### INSTRUCTION
Skip the pictures and quote all of the lines exactly.

-- Start of DATA SECTION --

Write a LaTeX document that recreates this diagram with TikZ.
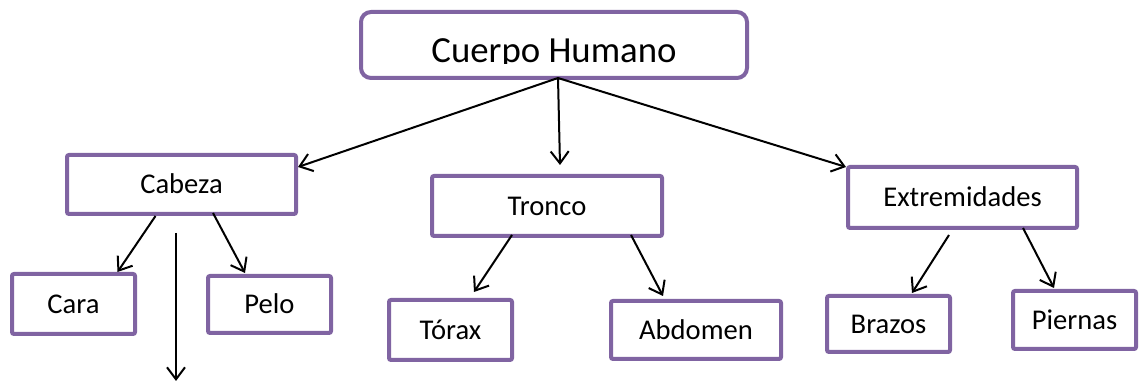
\documentclass[tikz,border=0pt]{standalone}
\usepackage{fontspec}
\setmainfont{Carlito}
\usetikzlibrary{arrows.meta}
\definecolor{morado}{HTML}{8064A2}
\begin{document}
\begin{tikzpicture}[
      x=0.5pt, y=-0.5pt,
      caja/.style={
        draw=morado,
        line width=2pt,
        rounded corners=1pt,
        fill=white,
        inner sep=0pt,
        text height=9.2pt,
        text depth=0pt,
        font=\fontsize{14.3}{17}\selectfont
      },
      flecha/.style={
        line width=1pt,
        -{Straight Barb[length=6pt,width=9pt]}
      }
    ]
    \useasboundingbox (0,0) rectangle (1140,383);
    \node[draw=morado, line width=2pt, rounded corners=5pt,
      minimum width=193pt, minimum height=33pt] (cuerpo) at (554,45) {};
    \begin{scope}
      \clip (359,10) rectangle (749,64);
      \node[anchor=base, inner sep=0pt, font=\fontsize{18.4}{22}\selectfont]
        (cuerpotxt) at (554,63) {Cuerpo Humano};
    \end{scope}

    \node[caja, minimum width=114.5pt, minimum height=29.5pt] (cabeza) at (181.5,184.5) {Cabeza};
    \node[caja, minimum width=115pt, minimum height=30pt] (tronco) at (547,206) {Tronco};
    \node[caja, minimum width=114.5pt, minimum height=30.5pt] (extrem) at (962.5,197.5) {Extremidades};

    \node[caja, minimum width=61.5pt, minimum height=30pt] (cara) at (73.5,304) {Cara};
    \node[caja, minimum width=61.5pt, minimum height=28.5pt] (pelo) at (269.5,304.5) {Pelo};
    \node[caja, minimum width=61.5pt, minimum height=30pt] (torax) at (450.5,330) {Tórax};
    \node[caja, minimum width=85pt, minimum height=29pt] (abdomen) at (696,330) {Abdomen};
    \node[caja, minimum width=61.5pt, minimum height=28pt] (brazos) at (888.5,324) {Brazos};
    \node[caja, minimum width=61.5pt, minimum height=29pt] (piernas) at (1074.5,320) {Piernas};

    \coordinate (libre1) at (176,233);
    \coordinate (libre2) at (176,381);

    % del cuerpo a las tres partes
    \draw[flecha] ([xshift=2pt,yshift=1pt]cuerpo.south) -- ([yshift=8.75pt]cabeza.east);
    \draw[flecha] ([xshift=2pt,yshift=1pt]cuerpo.south) -- ([xshift=6.5pt,yshift=4.5pt]tronco.north);
    \draw[flecha] ([xshift=2pt,yshift=1pt]cuerpo.south) -- ([yshift=-1pt]extrem.north west);

    % segundo nivel
    \draw[flecha] ([xshift=-13pt]cabeza.south) -- ([xshift=22pt]cara.north);
    \draw[flecha] ([xshift=15.75pt,yshift=1.5pt]cabeza.south) -- ([xshift=-12.25pt,yshift=0.5pt]pelo.north);
    \draw[flecha] (libre1) -- (libre2);
    \draw[flecha] ([xshift=-17.5pt,yshift=1.5pt]tronco.south) -- ([xshift=11.75pt,yshift=3pt]torax.north);
    \draw[flecha] ([xshift=42pt,yshift=1.5pt]tronco.south) -- ([xshift=-16.5pt,yshift=1.5pt]abdomen.north);
    \draw[flecha] ([xshift=-6.75pt,yshift=-2.5pt]extrem.south) -- ([xshift=11.75pt,yshift=0.5pt]brazos.north);
    \draw[flecha] ([xshift=30.25pt,yshift=1pt]extrem.south) -- ([xshift=-10.25pt,yshift=0.5pt]piernas.north);
  \end{tikzpicture}
\end{document}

-- End of DATA SECTION --

### OUTPUT BELOW
Write a LaTeX document that recreates this diagram with TikZ.
\documentclass[tikz,border=0pt]{standalone}
\usepackage{fontspec}
\setmainfont{Carlito}
\usetikzlibrary{arrows.meta}
\definecolor{morado}{HTML}{8064A2}
\begin{document}
\begin{tikzpicture}[
      x=0.5pt, y=-0.5pt,
      caja/.style={
        draw=morado,
        line width=2pt,
        rounded corners=1pt,
        fill=white,
        inner sep=0pt,
        text height=9.2pt,
        text depth=0pt,
        font=\fontsize{14.3}{17}\selectfont
      },
      flecha/.style={
        line width=1pt,
        -{Straight Barb[length=6pt,width=9pt]}
      }
    ]
    \useasboundingbox (0,0) rectangle (1140,383);
    \node[draw=morado, line width=2pt, rounded corners=5pt,
      minimum width=193pt, minimum height=33pt] (cuerpo) at (554,45) {};
    \begin{scope}
      \clip (359,10) rectangle (749,64);
      \node[anchor=base, inner sep=0pt, font=\fontsize{18.4}{22}\selectfont]
        (cuerpotxt) at (554,63) {Cuerpo Humano};
    \end{scope}

    \node[caja, minimum width=114.5pt, minimum height=29.5pt] (cabeza) at (181.5,184.5) {Cabeza};
    \node[caja, minimum width=115pt, minimum height=30pt] (tronco) at (547,206) {Tronco};
    \node[caja, minimum width=114.5pt, minimum height=30.5pt] (extrem) at (962.5,197.5) {Extremidades};

    \node[caja, minimum width=61.5pt, minimum height=30pt] (cara) at (73.5,304) {Cara};
    \node[caja, minimum width=61.5pt, minimum height=28.5pt] (pelo) at (269.5,304.5) {Pelo};
    \node[caja, minimum width=61.5pt, minimum height=30pt] (torax) at (450.5,330) {Tórax};
    \node[caja, minimum width=85pt, minimum height=29pt] (abdomen) at (696,330) {Abdomen};
    \node[caja, minimum width=61.5pt, minimum height=28pt] (brazos) at (888.5,324) {Brazos};
    \node[caja, minimum width=61.5pt, minimum height=29pt] (piernas) at (1074.5,320) {Piernas};

    \coordinate (libre1) at (176,233);
    \coordinate (libre2) at (176,381);

    % del cuerpo a las tres partes
    \draw[flecha] ([xshift=2pt,yshift=1pt]cuerpo.south) -- ([yshift=8.75pt]cabeza.east);
    \draw[flecha] ([xshift=2pt,yshift=1pt]cuerpo.south) -- ([xshift=6.5pt,yshift=4.5pt]tronco.north);
    \draw[flecha] ([xshift=2pt,yshift=1pt]cuerpo.south) -- ([yshift=-1pt]extrem.north west);

    % segundo nivel
    \draw[flecha] ([xshift=-13pt]cabeza.south) -- ([xshift=22pt]cara.north);
    \draw[flecha] ([xshift=15.75pt,yshift=1.5pt]cabeza.south) -- ([xshift=-12.25pt,yshift=0.5pt]pelo.north);
    \draw[flecha] (libre1) -- (libre2);
    \draw[flecha] ([xshift=-17.5pt,yshift=1.5pt]tronco.south) -- ([xshift=11.75pt,yshift=3pt]torax.north);
    \draw[flecha] ([xshift=42pt,yshift=1.5pt]tronco.south) -- ([xshift=-16.5pt,yshift=1.5pt]abdomen.north);
    \draw[flecha] ([xshift=-6.75pt,yshift=-2.5pt]extrem.south) -- ([xshift=11.75pt,yshift=0.5pt]brazos.north);
    \draw[flecha] ([xshift=30.25pt,yshift=1pt]extrem.south) -- ([xshift=-10.25pt,yshift=0.5pt]piernas.north);
  \end{tikzpicture}
\end{document}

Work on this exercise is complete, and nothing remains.